## Task
Set the lines down again exactly, first line through the line that contains "2.31, 2.31, -0.47];", with no pictures.
[start Provided material]
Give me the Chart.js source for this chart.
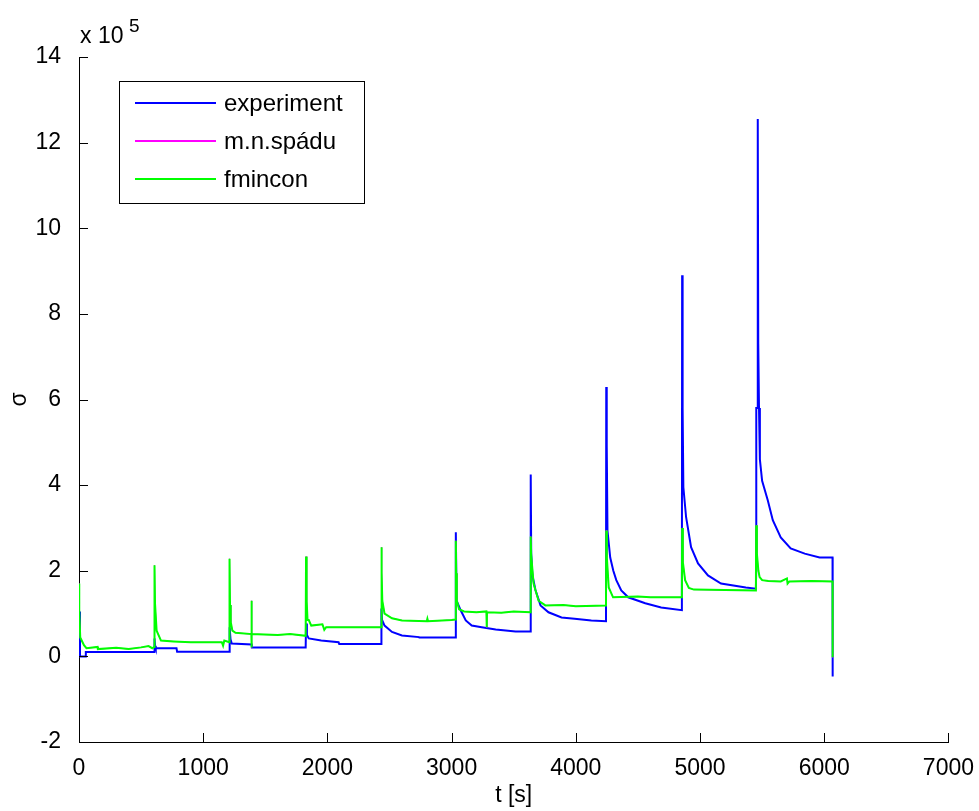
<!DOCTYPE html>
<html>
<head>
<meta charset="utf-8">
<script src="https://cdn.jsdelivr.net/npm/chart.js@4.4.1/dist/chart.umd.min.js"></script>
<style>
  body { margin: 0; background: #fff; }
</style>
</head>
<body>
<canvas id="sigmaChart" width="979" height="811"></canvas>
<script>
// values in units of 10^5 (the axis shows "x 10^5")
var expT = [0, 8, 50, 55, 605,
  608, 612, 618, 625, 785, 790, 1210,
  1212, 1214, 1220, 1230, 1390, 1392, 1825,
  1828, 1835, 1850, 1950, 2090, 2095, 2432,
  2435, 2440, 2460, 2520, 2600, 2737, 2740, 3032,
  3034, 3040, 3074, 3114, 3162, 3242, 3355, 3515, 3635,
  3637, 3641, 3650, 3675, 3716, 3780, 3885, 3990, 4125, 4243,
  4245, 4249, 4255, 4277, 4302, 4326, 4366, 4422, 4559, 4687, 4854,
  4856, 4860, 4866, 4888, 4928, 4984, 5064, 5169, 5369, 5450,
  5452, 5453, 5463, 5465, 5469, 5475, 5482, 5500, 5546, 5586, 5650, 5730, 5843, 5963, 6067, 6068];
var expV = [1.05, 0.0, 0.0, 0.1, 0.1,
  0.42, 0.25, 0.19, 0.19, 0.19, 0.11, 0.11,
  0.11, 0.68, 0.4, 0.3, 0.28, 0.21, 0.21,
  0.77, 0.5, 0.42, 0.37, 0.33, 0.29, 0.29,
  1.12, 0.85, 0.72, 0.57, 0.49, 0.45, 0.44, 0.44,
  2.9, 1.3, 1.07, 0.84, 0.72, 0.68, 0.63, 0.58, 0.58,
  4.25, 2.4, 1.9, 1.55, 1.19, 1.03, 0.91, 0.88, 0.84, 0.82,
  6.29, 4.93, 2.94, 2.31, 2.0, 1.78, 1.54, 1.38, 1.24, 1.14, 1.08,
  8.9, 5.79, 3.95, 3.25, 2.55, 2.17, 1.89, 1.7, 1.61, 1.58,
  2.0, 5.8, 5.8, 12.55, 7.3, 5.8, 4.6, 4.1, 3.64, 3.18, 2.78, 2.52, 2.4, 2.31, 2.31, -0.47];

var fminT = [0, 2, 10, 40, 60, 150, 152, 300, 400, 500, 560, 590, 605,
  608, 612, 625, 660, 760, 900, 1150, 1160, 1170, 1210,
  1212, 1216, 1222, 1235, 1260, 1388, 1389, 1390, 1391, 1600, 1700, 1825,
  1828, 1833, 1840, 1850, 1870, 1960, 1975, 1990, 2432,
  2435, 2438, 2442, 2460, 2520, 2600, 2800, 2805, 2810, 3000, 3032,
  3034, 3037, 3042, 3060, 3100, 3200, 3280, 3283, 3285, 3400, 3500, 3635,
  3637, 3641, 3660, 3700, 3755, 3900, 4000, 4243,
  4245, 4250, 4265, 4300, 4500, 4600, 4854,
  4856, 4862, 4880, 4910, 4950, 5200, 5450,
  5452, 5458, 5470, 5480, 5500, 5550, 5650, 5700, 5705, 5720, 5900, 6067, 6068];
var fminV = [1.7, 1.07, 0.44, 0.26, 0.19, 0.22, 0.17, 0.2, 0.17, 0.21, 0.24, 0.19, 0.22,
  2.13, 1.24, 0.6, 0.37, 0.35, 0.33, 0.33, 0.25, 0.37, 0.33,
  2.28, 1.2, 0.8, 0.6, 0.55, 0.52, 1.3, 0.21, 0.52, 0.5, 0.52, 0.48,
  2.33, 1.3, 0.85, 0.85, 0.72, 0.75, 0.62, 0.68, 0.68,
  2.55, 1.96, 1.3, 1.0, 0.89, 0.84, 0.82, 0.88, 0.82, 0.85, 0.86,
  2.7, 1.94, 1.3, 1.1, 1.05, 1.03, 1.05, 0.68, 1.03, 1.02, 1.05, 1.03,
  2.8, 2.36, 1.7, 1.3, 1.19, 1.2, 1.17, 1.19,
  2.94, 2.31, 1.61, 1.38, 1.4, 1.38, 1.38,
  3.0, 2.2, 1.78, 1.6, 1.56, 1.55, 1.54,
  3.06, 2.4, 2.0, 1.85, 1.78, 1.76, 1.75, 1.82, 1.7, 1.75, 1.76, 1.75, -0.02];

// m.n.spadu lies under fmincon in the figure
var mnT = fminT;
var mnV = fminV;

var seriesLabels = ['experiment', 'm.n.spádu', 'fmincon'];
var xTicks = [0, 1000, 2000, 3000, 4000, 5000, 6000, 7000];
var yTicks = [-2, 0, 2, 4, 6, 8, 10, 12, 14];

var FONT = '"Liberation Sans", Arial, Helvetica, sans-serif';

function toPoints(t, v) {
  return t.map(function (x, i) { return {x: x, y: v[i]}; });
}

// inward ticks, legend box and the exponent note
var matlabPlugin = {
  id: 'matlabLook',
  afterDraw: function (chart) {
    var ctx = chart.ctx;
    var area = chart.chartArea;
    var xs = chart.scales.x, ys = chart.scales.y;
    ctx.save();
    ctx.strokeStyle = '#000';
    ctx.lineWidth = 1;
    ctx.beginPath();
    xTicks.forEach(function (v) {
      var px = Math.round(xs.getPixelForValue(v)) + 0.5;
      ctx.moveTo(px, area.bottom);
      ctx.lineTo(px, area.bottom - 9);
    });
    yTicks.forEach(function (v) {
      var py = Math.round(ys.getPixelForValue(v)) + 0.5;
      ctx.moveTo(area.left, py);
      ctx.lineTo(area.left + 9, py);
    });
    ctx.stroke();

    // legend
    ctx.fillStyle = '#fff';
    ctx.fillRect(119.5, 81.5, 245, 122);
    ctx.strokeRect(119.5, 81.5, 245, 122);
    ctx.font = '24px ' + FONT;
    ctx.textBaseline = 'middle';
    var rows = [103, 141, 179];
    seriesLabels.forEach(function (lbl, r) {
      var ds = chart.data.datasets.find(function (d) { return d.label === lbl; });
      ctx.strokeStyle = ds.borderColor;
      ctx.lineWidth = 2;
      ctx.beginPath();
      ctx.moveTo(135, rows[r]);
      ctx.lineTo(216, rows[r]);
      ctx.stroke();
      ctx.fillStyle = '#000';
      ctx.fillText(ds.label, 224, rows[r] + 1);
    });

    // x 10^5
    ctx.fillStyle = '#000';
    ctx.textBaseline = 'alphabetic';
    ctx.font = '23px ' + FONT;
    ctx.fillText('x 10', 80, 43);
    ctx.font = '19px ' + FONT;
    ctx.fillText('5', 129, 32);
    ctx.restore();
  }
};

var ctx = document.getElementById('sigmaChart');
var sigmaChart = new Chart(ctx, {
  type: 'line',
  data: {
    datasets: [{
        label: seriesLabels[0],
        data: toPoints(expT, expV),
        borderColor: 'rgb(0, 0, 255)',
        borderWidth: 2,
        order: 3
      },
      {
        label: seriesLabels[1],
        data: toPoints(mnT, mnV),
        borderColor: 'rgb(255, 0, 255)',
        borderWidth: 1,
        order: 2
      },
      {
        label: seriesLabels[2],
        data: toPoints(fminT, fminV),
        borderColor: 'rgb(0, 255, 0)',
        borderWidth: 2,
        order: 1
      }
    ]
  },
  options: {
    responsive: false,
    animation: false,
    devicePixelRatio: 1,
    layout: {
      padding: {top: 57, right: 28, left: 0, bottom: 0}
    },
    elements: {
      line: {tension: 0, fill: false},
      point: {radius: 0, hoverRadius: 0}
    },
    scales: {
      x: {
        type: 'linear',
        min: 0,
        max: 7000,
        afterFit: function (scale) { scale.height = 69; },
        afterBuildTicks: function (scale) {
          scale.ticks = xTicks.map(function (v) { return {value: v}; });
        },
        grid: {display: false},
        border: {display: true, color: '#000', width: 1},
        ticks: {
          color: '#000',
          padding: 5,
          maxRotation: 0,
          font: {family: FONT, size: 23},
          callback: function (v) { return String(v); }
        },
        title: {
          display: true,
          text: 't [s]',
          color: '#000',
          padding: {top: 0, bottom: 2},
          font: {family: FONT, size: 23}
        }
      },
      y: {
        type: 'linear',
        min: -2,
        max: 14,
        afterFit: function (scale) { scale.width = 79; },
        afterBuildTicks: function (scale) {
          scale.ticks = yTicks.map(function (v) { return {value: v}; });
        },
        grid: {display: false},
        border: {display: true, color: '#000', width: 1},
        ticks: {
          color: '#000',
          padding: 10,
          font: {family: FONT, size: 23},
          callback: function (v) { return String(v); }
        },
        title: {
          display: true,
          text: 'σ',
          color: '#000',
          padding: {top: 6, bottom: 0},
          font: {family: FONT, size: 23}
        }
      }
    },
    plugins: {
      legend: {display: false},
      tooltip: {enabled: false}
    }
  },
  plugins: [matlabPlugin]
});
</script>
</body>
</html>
[end Provided material]
## Result
Give me the Chart.js source for this chart.
<!DOCTYPE html>
<html>
<head>
<meta charset="utf-8">
<script src="https://cdn.jsdelivr.net/npm/chart.js@4.4.1/dist/chart.umd.min.js"></script>
<style>
  body { margin: 0; background: #fff; }
</style>
</head>
<body>
<canvas id="sigmaChart" width="979" height="811"></canvas>
<script>
// values in units of 10^5 (the axis shows "x 10^5")
var expT = [0, 8, 50, 55, 605,
  608, 612, 618, 625, 785, 790, 1210,
  1212, 1214, 1220, 1230, 1390, 1392, 1825,
  1828, 1835, 1850, 1950, 2090, 2095, 2432,
  2435, 2440, 2460, 2520, 2600, 2737, 2740, 3032,
  3034, 3040, 3074, 3114, 3162, 3242, 3355, 3515, 3635,
  3637, 3641, 3650, 3675, 3716, 3780, 3885, 3990, 4125, 4243,
  4245, 4249, 4255, 4277, 4302, 4326, 4366, 4422, 4559, 4687, 4854,
  4856, 4860, 4866, 4888, 4928, 4984, 5064, 5169, 5369, 5450,
  5452, 5453, 5463, 5465, 5469, 5475, 5482, 5500, 5546, 5586, 5650, 5730, 5843, 5963, 6067, 6068];
var expV = [1.05, 0.0, 0.0, 0.1, 0.1,
  0.42, 0.25, 0.19, 0.19, 0.19, 0.11, 0.11,
  0.11, 0.68, 0.4, 0.3, 0.28, 0.21, 0.21,
  0.77, 0.5, 0.42, 0.37, 0.33, 0.29, 0.29,
  1.12, 0.85, 0.72, 0.57, 0.49, 0.45, 0.44, 0.44,
  2.9, 1.3, 1.07, 0.84, 0.72, 0.68, 0.63, 0.58, 0.58,
  4.25, 2.4, 1.9, 1.55, 1.19, 1.03, 0.91, 0.88, 0.84, 0.82,
  6.29, 4.93, 2.94, 2.31, 2.0, 1.78, 1.54, 1.38, 1.24, 1.14, 1.08,
  8.9, 5.79, 3.95, 3.25, 2.55, 2.17, 1.89, 1.7, 1.61, 1.58,
  2.0, 5.8, 5.8, 12.55, 7.3, 5.8, 4.6, 4.1, 3.64, 3.18, 2.78, 2.52, 2.4, 2.31, 2.31, -0.47];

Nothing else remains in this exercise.